## DATASET SECTION
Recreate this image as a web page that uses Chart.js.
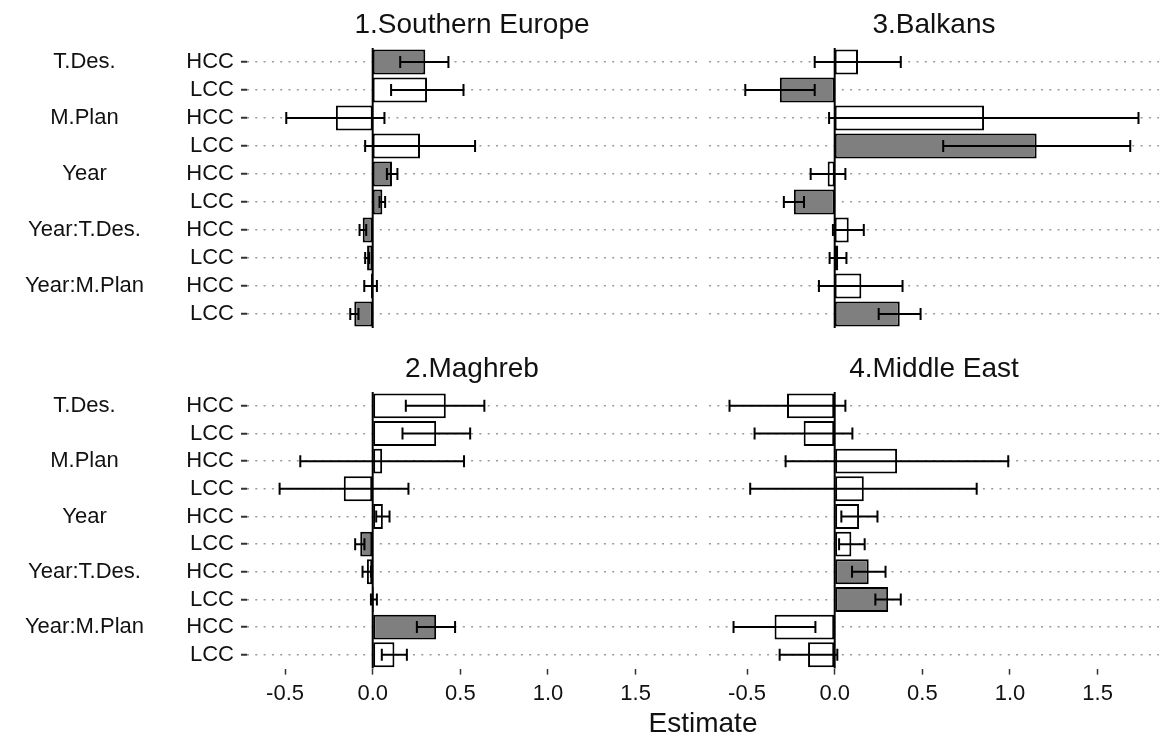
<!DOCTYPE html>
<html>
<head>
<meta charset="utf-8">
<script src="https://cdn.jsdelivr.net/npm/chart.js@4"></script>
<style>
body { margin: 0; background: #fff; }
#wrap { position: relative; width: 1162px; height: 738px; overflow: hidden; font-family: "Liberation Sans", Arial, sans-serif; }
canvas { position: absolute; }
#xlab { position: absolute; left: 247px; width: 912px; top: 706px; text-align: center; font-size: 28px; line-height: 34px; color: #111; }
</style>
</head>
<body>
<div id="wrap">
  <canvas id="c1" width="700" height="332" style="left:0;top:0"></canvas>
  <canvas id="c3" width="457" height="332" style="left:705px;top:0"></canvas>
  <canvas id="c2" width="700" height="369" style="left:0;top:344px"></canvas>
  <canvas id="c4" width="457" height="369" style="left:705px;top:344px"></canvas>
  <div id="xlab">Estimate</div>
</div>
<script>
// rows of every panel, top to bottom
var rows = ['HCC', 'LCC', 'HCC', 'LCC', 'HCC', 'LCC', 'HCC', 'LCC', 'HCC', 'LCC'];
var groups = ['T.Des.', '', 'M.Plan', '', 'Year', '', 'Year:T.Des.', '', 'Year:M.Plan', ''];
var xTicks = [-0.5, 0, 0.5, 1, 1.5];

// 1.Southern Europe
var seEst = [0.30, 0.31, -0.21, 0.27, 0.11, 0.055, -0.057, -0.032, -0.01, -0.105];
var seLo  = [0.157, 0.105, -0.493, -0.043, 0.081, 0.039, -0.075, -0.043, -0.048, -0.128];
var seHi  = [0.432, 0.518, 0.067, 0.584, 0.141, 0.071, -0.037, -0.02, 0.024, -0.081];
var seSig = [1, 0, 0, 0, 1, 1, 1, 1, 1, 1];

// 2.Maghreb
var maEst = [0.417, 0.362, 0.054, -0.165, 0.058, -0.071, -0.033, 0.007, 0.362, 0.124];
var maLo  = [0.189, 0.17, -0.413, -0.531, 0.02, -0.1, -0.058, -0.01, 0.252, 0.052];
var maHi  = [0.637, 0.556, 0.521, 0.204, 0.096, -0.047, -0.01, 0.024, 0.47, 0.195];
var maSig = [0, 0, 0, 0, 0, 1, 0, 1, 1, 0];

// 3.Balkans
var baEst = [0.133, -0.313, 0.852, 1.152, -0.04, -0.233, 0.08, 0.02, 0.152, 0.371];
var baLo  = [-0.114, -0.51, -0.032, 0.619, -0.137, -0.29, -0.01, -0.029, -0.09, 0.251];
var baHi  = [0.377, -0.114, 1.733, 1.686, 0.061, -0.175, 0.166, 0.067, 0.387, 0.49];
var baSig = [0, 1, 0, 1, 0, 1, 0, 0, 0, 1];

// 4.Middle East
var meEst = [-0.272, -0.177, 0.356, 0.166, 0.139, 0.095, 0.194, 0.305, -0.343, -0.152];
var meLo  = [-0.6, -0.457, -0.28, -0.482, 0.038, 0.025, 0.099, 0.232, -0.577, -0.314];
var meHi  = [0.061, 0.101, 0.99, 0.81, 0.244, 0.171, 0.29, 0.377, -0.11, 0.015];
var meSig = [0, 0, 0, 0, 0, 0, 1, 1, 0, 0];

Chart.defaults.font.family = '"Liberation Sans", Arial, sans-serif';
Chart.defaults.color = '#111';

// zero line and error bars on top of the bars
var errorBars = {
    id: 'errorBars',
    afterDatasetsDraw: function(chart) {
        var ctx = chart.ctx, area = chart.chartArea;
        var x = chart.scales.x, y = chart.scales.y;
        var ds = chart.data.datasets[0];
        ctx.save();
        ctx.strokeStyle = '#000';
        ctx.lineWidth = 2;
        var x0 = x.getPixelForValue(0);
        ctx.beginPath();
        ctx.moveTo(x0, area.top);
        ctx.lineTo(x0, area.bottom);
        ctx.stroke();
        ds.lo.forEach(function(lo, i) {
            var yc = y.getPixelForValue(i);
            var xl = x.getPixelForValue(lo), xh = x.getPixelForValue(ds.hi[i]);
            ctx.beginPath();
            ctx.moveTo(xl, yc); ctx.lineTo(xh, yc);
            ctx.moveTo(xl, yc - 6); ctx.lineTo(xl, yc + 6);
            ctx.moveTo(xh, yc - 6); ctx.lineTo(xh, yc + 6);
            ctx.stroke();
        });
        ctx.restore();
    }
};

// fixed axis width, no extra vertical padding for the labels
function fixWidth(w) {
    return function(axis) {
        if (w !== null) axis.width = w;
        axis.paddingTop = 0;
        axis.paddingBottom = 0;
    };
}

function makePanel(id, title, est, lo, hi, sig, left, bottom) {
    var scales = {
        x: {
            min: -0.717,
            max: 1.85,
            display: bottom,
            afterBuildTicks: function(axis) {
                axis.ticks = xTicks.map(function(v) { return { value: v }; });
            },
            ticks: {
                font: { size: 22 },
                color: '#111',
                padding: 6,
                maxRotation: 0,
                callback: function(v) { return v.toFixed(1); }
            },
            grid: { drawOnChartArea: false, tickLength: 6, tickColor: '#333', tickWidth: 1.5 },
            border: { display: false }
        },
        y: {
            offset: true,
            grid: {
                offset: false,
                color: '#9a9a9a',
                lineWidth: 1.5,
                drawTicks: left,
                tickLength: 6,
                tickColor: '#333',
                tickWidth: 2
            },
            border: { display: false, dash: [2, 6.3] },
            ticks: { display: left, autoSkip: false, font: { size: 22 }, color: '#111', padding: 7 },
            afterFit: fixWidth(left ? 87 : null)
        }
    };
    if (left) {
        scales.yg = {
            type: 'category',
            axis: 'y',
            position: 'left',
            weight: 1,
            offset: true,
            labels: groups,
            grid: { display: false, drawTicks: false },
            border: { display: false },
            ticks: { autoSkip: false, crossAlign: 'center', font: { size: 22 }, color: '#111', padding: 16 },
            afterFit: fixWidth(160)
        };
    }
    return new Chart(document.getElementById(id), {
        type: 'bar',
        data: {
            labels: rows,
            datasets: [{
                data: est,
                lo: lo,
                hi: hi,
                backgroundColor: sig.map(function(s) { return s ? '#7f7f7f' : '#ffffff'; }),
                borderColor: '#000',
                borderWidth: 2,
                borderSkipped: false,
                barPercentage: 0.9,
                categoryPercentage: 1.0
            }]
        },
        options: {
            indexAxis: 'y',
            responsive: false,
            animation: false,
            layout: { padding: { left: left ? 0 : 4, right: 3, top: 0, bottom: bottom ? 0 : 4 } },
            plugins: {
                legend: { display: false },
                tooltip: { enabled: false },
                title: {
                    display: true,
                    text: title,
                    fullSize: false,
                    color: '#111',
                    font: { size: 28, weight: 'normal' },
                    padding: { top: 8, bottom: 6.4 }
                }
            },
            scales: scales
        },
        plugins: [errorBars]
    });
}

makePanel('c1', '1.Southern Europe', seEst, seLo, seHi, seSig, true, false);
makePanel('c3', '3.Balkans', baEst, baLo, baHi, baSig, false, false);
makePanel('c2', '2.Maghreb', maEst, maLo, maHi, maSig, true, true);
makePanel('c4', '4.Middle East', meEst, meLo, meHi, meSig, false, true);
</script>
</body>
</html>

## TASK DETAILS
In the data above, please extract the lines from the first one through the line with "var maSig = [0, 0, 0, 0, 0, 1, 0, 1, 1, 0];", exactly, and keep pictures out.

## THE RESULT
Recreate this image as a web page that uses Chart.js.
<!DOCTYPE html>
<html>
<head>
<meta charset="utf-8">
<script src="https://cdn.jsdelivr.net/npm/chart.js@4"></script>
<style>
body { margin: 0; background: #fff; }
#wrap { position: relative; width: 1162px; height: 738px; overflow: hidden; font-family: "Liberation Sans", Arial, sans-serif; }
canvas { position: absolute; }
#xlab { position: absolute; left: 247px; width: 912px; top: 706px; text-align: center; font-size: 28px; line-height: 34px; color: #111; }
</style>
</head>
<body>
<div id="wrap">
  <canvas id="c1" width="700" height="332" style="left:0;top:0"></canvas>
  <canvas id="c3" width="457" height="332" style="left:705px;top:0"></canvas>
  <canvas id="c2" width="700" height="369" style="left:0;top:344px"></canvas>
  <canvas id="c4" width="457" height="369" style="left:705px;top:344px"></canvas>
  <div id="xlab">Estimate</div>
</div>
<script>
// rows of every panel, top to bottom
var rows = ['HCC', 'LCC', 'HCC', 'LCC', 'HCC', 'LCC', 'HCC', 'LCC', 'HCC', 'LCC'];
var groups = ['T.Des.', '', 'M.Plan', '', 'Year', '', 'Year:T.Des.', '', 'Year:M.Plan', ''];
var xTicks = [-0.5, 0, 0.5, 1, 1.5];

// 1.Southern Europe
var seEst = [0.30, 0.31, -0.21, 0.27, 0.11, 0.055, -0.057, -0.032, -0.01, -0.105];
var seLo  = [0.157, 0.105, -0.493, -0.043, 0.081, 0.039, -0.075, -0.043, -0.048, -0.128];
var seHi  = [0.432, 0.518, 0.067, 0.584, 0.141, 0.071, -0.037, -0.02, 0.024, -0.081];
var seSig = [1, 0, 0, 0, 1, 1, 1, 1, 1, 1];

// 2.Maghreb
var maEst = [0.417, 0.362, 0.054, -0.165, 0.058, -0.071, -0.033, 0.007, 0.362, 0.124];
var maLo  = [0.189, 0.17, -0.413, -0.531, 0.02, -0.1, -0.058, -0.01, 0.252, 0.052];
var maHi  = [0.637, 0.556, 0.521, 0.204, 0.096, -0.047, -0.01, 0.024, 0.47, 0.195];
var maSig = [0, 0, 0, 0, 0, 1, 0, 1, 1, 0];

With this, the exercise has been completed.